A guerra tarifária que foi iniciada pelo presidente dos Estados Unidos, Donald Trump, deverá ser um dos principais temas nas discussões da reunião de chanceleres do Brics, que ocorre no Rio de Janeiro. O documento final deve incluir críticas a “medidas unilaterais”.
“O objetivo dos ministros é negociar uma declaração que reafirme a centralidade e a importância do sistema multilateral de comércio, destacando as negociações comerciais multilaterais como o foco principal de atuação nessa área”, afirmou o embaixador Maurício Lyrio, negociador brasileiro no bloco. “Eles também devem reiterar, como sempre fizeram em declarações anteriores, sua oposição a medidas unilaterais, independentemente da origem. Essa é uma posição histórica dos países do Brics.”

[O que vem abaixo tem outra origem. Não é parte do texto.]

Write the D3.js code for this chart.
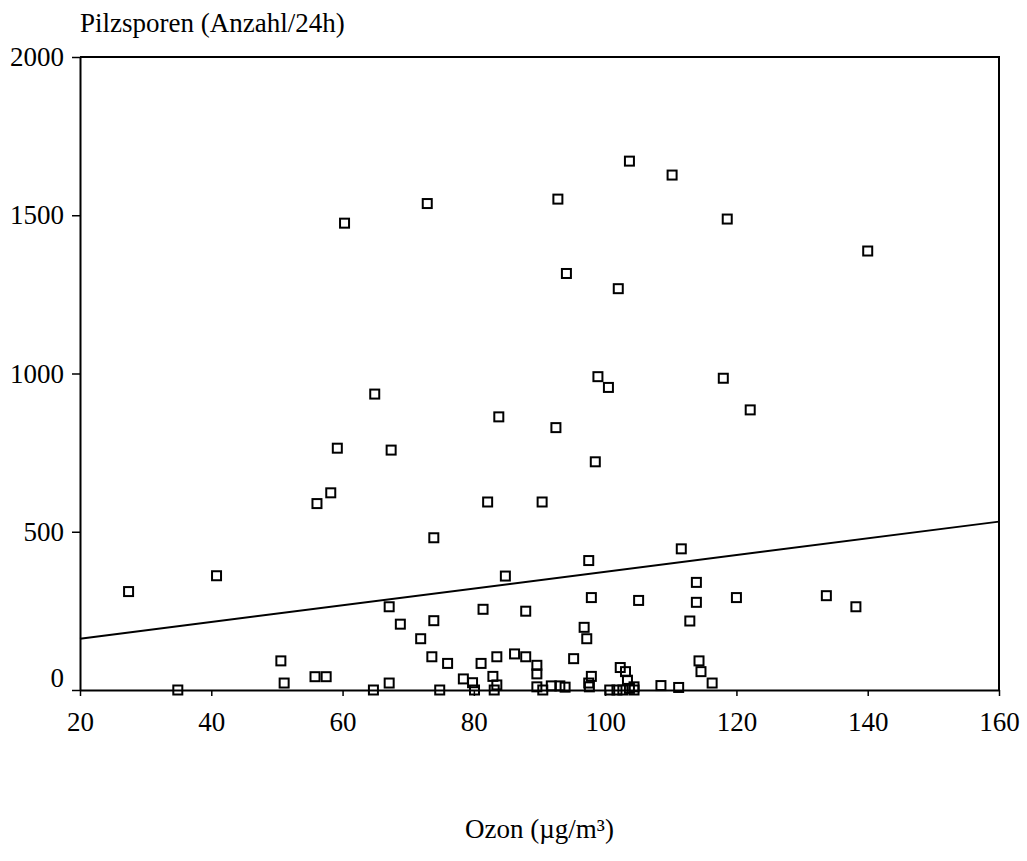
<!DOCTYPE html>
<html>
<head>
<meta charset="utf-8">
<script src="https://cdn.jsdelivr.net/npm/d3@7"></script>
<style>
  html, body { margin: 0; padding: 0; background: #fff; }
  svg { display: block; }
  text { font-family: "Liberation Serif", "Times New Roman", serif; fill: #000; }
</style>
</head>
<body>
<svg id="chart" width="1027" height="861"></svg>
<script>
// Ozone concentration (µg/m³) per measuring day
const ozone = [
  60.3, 64.9, 59.2, 67.4, 58.2, 56.1, 103.7, 110.2, 72.9, 92.8,
  118.6, 94.1, 102.0, 98.9, 100.5, 118.0, 83.8, 92.5, 98.5, 82.1,
  90.4, 73.9, 111.6, 97.5, 140.0, 122.1, 27.4, 40.8, 84.8, 113.9,
  113.9, 67.1, 81.4, 87.9, 97.9, 105.1, 112.9, 68.8, 73.9, 96.8,
  97.2, 71.9, 120.0, 133.7, 138.2, 50.6, 51.1, 55.8, 57.5, 34.9,
  64.7, 73.6, 76.0, 81.1, 83.5, 86.2, 87.9, 89.6, 89.6, 95.2,
  114.3, 114.6, 67.1, 78.4, 79.8, 82.9, 83.5, 102.3, 103.1, 103.4,
  97.9, 97.5, 91.8, 93.1, 93.9, 108.5, 111.2, 116.3, 74.8, 80.1,
  83.1, 89.6, 90.5, 100.7, 101.8, 102.7, 103.7, 104.4, 104.4, 97.6
];

// Fungal spore count per 24 h on the same days
const spores = [
  1475, 935, 764, 758, 623, 589, 1671, 1627, 1537, 1551,
  1488, 1316, 1268, 990, 956, 985, 863, 829, 721, 594,
  594, 481, 446, 409, 1387, 885, 311, 361, 360, 340,
  277, 263, 255, 249, 292, 283, 218, 208, 219, 198,
  162, 162, 292, 298, 263, 92, 22, 42, 42, 0,
  0, 105, 84, 84, 105, 114, 105, 78, 51, 99,
  92, 58, 22, 35, 23, 43, 16, 71, 58, 31,
  43, 22, 13, 13, 9, 14, 8, 22, 0, 0,
  0, 10, 0, 0, 0, 0, 5, 10, 0, 10
];

// Fitted linear trend, given at both ends of the ozone range
const trendOzone = [20, 160];
const trendSpores = [162, 532];

const xTicks = [20, 40, 60, 80, 100, 120, 140, 160];
const yTicks = [0, 500, 1000, 1500, 2000];

const xTitle = "Ozon (µg/m³)";
const yTitle = "Pilzsporen (Anzahl/24h)";

const svg = d3.select("#chart");
const plotLeft = 80, plotRight = 999, plotTop = 57, plotBottom = 690;
const fontSize = 27;
const serif = '"Liberation Serif", "Times New Roman", serif';

const x = d3.scaleLinear().domain([20, 160]).range([plotLeft, plotRight]);
const y = d3.scaleLinear().domain([0, 2000]).range([plotBottom, plotTop]);

// Frame around the plotting area (top and right edges)
svg.append("path")
  .attr("d", `M${plotLeft},${plotTop}H${plotRight}V${plotBottom}`)
  .attr("fill", "none")
  .attr("stroke", "#000")
  .attr("stroke-width", 2);

// Bottom axis
const xAxis = svg.append("g")
  .attr("transform", `translate(0,${plotBottom})`)
  .call(d3.axisBottom(x).tickValues(xTicks).tickFormat(d3.format("d"))
    .tickSize(6).tickPadding(16).tickSizeOuter(0));
xAxis.select(".domain").attr("stroke-width", 2);
xAxis.selectAll(".tick line").attr("stroke-width", 1.5);
xAxis.selectAll("text")
  .style("font-family", serif)
  .style("font-size", fontSize + "px");

// Left axis
const yAxis = svg.append("g")
  .attr("transform", `translate(${plotLeft},0)`)
  .call(d3.axisLeft(y).tickValues(yTicks).tickFormat(d3.format("d"))
    .tickSize(8).tickPadding(8).tickSizeOuter(0));
yAxis.select(".domain").attr("stroke-width", 2);
yAxis.selectAll(".tick line").attr("stroke-width", 1.5);
yAxis.selectAll("text")
  .style("font-family", serif)
  .style("font-size", fontSize + "px")
  // the zero label is lifted so it clears the bottom axis line
  .attr("y", d => d === 0 ? -12 : 0);
svg.selectAll(".domain, .tick line").attr("stroke", "#000");

// Trend line
svg.append("line")
  .attr("x1", x(trendOzone[0])).attr("y1", y(trendSpores[0]))
  .attr("x2", x(trendOzone[1])).attr("y2", y(trendSpores[1]))
  .attr("stroke", "#000")
  .attr("stroke-width", 2);

// Observations as open squares
const side = 9;
svg.append("g")
  .selectAll("rect")
  .data(ozone.map((o, i) => [o, spores[i]]))
  .join("rect")
  .attr("x", d => x(d[0]) - side / 2)
  .attr("y", d => y(d[1]) - side / 2)
  .attr("width", side)
  .attr("height", side)
  .attr("fill", "none")
  .attr("stroke", "#000")
  .attr("stroke-width", 2);

// Axis titles
svg.append("text")
  .attr("x", plotLeft)
  .attr("y", 32)
  .style("font-family", serif)
  .style("font-size", fontSize + "px")
  .text(yTitle);

svg.append("text")
  .attr("x", (plotLeft + plotRight) / 2)
  .attr("y", 838)
  .attr("text-anchor", "middle")
  .style("font-family", serif)
  .style("font-size", fontSize + "px")
  .text(xTitle);
</script>
</body>
</html>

Vale lembrar que o Brics já foi alvo de críticas por parte de Trump, que chegou a ameaçar impor tarifas de 100% a todos os países do grupo caso decidam criar uma moeda única para transações comerciais que substituísse o dólar. Na verdade, conforme reportado pela Reuters, a discussão gira em torno do aumento do uso de moedas locais e da interconexão dos sistemas de pagamento entre os países para facilitar o comércio.
Cada um dos membros do Brics — atualmente 11, com a adesão do Egito, Arábia Saudita, Emirados Árabes Unidos, Etiópia, Indonésia e Irã aos já existentes Brasil, Rússia, Índia, China e África do Sul desde o ano passado — enfrenta desafios distintos em meio à guerra comercial iniciada pelo governo norte-americano. A China, sendo a maior economia do grupo, é a mais diretamente afetada, com tarifas de 145% sobre suas exportações destinadas aos EUA.
Embora o Brasil esteja entre os países com tarifas mais baixas, fixadas em 10%, ele enfrenta uma sobretaxa de 25% sobre as exportações de aço e alumínio.
A defesa do multilateralismo, que tem sido uma constante nos discursos do Brasil e da China, tem enfrentado sérios obstáculos devido à ausência de arbitragem internacional no comércio. Isso se deve à paralisia da Organização Mundial do Comércio (OMC) desde 2017, quando os Estados Unidos deixaram de nomear novos juízes para o órgão de apelação, responsável por decidir sobre violações às regras comerciais internacionais. Essa situação resultou em um déficit no quórum necessário de três juízes para a formação de decisões.
Em relação às tarifas impostas pelos EUA, o presidente Luiz Inácio Lula da Silva já declarou que o governo brasileiro recorrerá à OMC caso as negociações diretas com os Estados Unidos não resultem em uma solução satisfatória. No entanto, a administração brasileira é consciente de que essa ação pode ser vista mais como um procedimento formal do que uma expectativa real de sucesso.
“O Brasil já participou de painéis e obteve vitórias em alguns casos, mas a tendência é que os países que perdem recorram a apelações, embora isso muitas vezes seja em vão. Eles apelam para um órgão de apelação que está inoperante. Isso, sem dúvida, prejudica o sistema multilateral ao privá-lo de uma ferramenta essencial para resolver disputas”, afirmou Lyrio, que também atua como negociador do Brasil nas questões tarifárias com os Estados Unidos.